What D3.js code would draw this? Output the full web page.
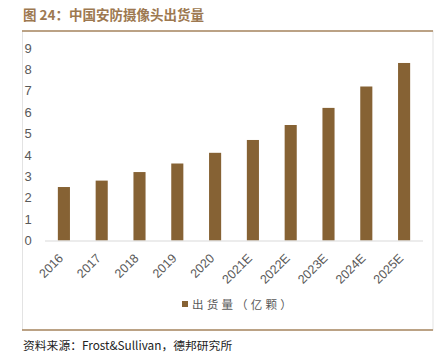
<!DOCTYPE html>
<html>
<head>
<meta charset="utf-8">
<script src="https://cdn.jsdelivr.net/npm/d3@7"></script>
<style>
  body { margin: 0; background: #fff; }
  svg { display: block; font-family: "Liberation Sans", Arial, sans-serif; }
</style>
</head>
<body>
<script>
// chart data
var years = ["2016", "2017", "2018", "2019", "2020", "2021E", "2022E", "2023E", "2024E", "2025E"];
var shipments = [2.5, 2.8, 3.2, 3.6, 4.1, 4.7, 5.4, 6.2, 7.2, 8.3];
var yTicks = [0, 1, 2, 3, 4, 5, 6, 7, 8, 9];
var seriesName = "出货量（亿颗）";
var titleText = "图 24：中国安防摄像头出货量";
var sourceText = "资料来源：Frost&Sullivan，德邦研究所";

var W = 446, H = 364;
var barColor = "#866234";
var brown = "#a98760";

var svg = d3.select("body").append("svg")
  .attr("width", W)
  .attr("height", H);

// title
svg.append("text")
  .attr("x", 23)
  .attr("y", 20)
  .attr("fill", "#9d7850")
  .style("font-family", "'Noto Sans CJK SC', sans-serif")
  .style("font-weight", "bold")
  .style("font-size", "13.5px")
  .text(titleText);

// frame: grey sides, brown top and bottom rules
svg.append("rect")
  .attr("x", 22.5).attr("y", 31)
  .attr("width", 410.5).attr("height", 299)
  .attr("fill", "none")
  .attr("stroke", "#e3e3e3");
svg.append("line")
  .attr("x1", 22).attr("x2", 433)
  .attr("y1", 31).attr("y2", 31)
  .attr("stroke", brown).attr("stroke-width", 1.5);
svg.append("line")
  .attr("x1", 22).attr("x2", 433)
  .attr("y1", 330).attr("y2", 330)
  .attr("stroke", brown).attr("stroke-width", 1.5);

// scales
var x = d3.scaleBand().domain(years).range([45, 423]).paddingInner(0.68).paddingOuter(0.34);
var y = d3.scaleLinear().domain([0, 9]).range([240.5, 48]);

// y tick labels (no axis line)
svg.append("g").selectAll("text")
  .data(yTicks)
  .join("text")
  .attr("x", 24.5)
  .attr("y", function(d) { return y(d); })
  .attr("dy", "0.36em")
  .attr("fill", "#595959")
  .style("font-size", "13px")
  .text(function(d) { return d; });

// bars
svg.append("g").selectAll("rect")
  .data(shipments)
  .join("rect")
  .attr("x", function(d, i) { return x(years[i]); })
  .attr("y", function(d) { return y(d); })
  .attr("width", x.bandwidth())
  .attr("height", function(d) { return y(0) - y(d); })
  .attr("fill", barColor);

// x axis line
svg.append("line")
  .attr("x1", 45).attr("x2", 423)
  .attr("y1", y(0) + 0.5).attr("y2", y(0) + 0.5)
  .attr("stroke", "#d9d9d9").attr("stroke-width", 1.2);

// x labels, rotated
svg.append("g").selectAll("text")
  .data(years)
  .join("text")
  .attr("transform", function(d) {
    return "translate(" + (x(d) + x.bandwidth() / 2) + "," + 259 + ") rotate(-45)";
  })
  .attr("text-anchor", "end")
  .attr("fill", "#595959")
  .style("font-size", "12.5px")
  .text(function(d) { return d; });

// legend
svg.append("rect")
  .attr("x", 182).attr("y", 301)
  .attr("width", 6).attr("height", 6)
  .attr("fill", barColor);
svg.append("text")
  .attr("x", 192)
  .attr("y", 308.5)
  .attr("fill", "#595959")
  .style("font-family", "'Noto Sans CJK SC', sans-serif")
  .style("font-size", "11.5px")
  .style("letter-spacing", "3.2px")
  .text(seriesName);

// source note
svg.append("text")
  .attr("x", 23)
  .attr("y", 350)
  .attr("fill", "#222")
  .style("font-family", "'Noto Sans CJK SC', sans-serif")
  .style("font-size", "11.8px")
  .text(sourceText);
</script>
</body>
</html>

☆ ☆ ☆

> [What you need to do]: Reproduce the material word for word, minus the images.

> [Correct response]:
What D3.js code would draw this? Output the full web page.
<!DOCTYPE html>
<html>
<head>
<meta charset="utf-8">
<script src="https://cdn.jsdelivr.net/npm/d3@7"></script>
<style>
  body { margin: 0; background: #fff; }
  svg { display: block; font-family: "Liberation Sans", Arial, sans-serif; }
</style>
</head>
<body>
<script>
// chart data
var years = ["2016", "2017", "2018", "2019", "2020", "2021E", "2022E", "2023E", "2024E", "2025E"];
var shipments = [2.5, 2.8, 3.2, 3.6, 4.1, 4.7, 5.4, 6.2, 7.2, 8.3];
var yTicks = [0, 1, 2, 3, 4, 5, 6, 7, 8, 9];
var seriesName = "出货量（亿颗）";
var titleText = "图 24：中国安防摄像头出货量";
var sourceText = "资料来源：Frost&Sullivan，德邦研究所";

var W = 446, H = 364;
var barColor = "#866234";
var brown = "#a98760";

var svg = d3.select("body").append("svg")
  .attr("width", W)
  .attr("height", H);

// title
svg.append("text")
  .attr("x", 23)
  .attr("y", 20)
  .attr("fill", "#9d7850")
  .style("font-family", "'Noto Sans CJK SC', sans-serif")
  .style("font-weight", "bold")
  .style("font-size", "13.5px")
  .text(titleText);

// frame: grey sides, brown top and bottom rules
svg.append("rect")
  .attr("x", 22.5).attr("y", 31)
  .attr("width", 410.5).attr("height", 299)
  .attr("fill", "none")
  .attr("stroke", "#e3e3e3");
svg.append("line")
  .attr("x1", 22).attr("x2", 433)
  .attr("y1", 31).attr("y2", 31)
  .attr("stroke", brown).attr("stroke-width", 1.5);
svg.append("line")
  .attr("x1", 22).attr("x2", 433)
  .attr("y1", 330).attr("y2", 330)
  .attr("stroke", brown).attr("stroke-width", 1.5);

// scales
var x = d3.scaleBand().domain(years).range([45, 423]).paddingInner(0.68).paddingOuter(0.34);
var y = d3.scaleLinear().domain([0, 9]).range([240.5, 48]);

// y tick labels (no axis line)
svg.append("g").selectAll("text")
  .data(yTicks)
  .join("text")
  .attr("x", 24.5)
  .attr("y", function(d) { return y(d); })
  .attr("dy", "0.36em")
  .attr("fill", "#595959")
  .style("font-size", "13px")
  .text(function(d) { return d; });

// bars
svg.append("g").selectAll("rect")
  .data(shipments)
  .join("rect")
  .attr("x", function(d, i) { return x(years[i]); })
  .attr("y", function(d) { return y(d); })
  .attr("width", x.bandwidth())
  .attr("height", function(d) { return y(0) - y(d); })
  .attr("fill", barColor);

// x axis line
svg.append("line")
  .attr("x1", 45).attr("x2", 423)
  .attr("y1", y(0) + 0.5).attr("y2", y(0) + 0.5)
  .attr("stroke", "#d9d9d9").attr("stroke-width", 1.2);

// x labels, rotated
svg.append("g").selectAll("text")
  .data(years)
  .join("text")
  .attr("transform", function(d) {
    return "translate(" + (x(d) + x.bandwidth() / 2) + "," + 259 + ") rotate(-45)";
  })
  .attr("text-anchor", "end")
  .attr("fill", "#595959")
  .style("font-size", "12.5px")
  .text(function(d) { return d; });

// legend
svg.append("rect")
  .attr("x", 182).attr("y", 301)
  .attr("width", 6).attr("height", 6)
  .attr("fill", barColor);
svg.append("text")
  .attr("x", 192)
  .attr("y", 308.5)
  .attr("fill", "#595959")
  .style("font-family", "'Noto Sans CJK SC', sans-serif")
  .style("font-size", "11.5px")
  .style("letter-spacing", "3.2px")
  .text(seriesName);

// source note
svg.append("text")
  .attr("x", 23)
  .attr("y", 350)
  .attr("fill", "#222")
  .style("font-family", "'Noto Sans CJK SC', sans-serif")
  .style("font-size", "11.8px")
  .text(sourceText);
</script>
</body>
</html>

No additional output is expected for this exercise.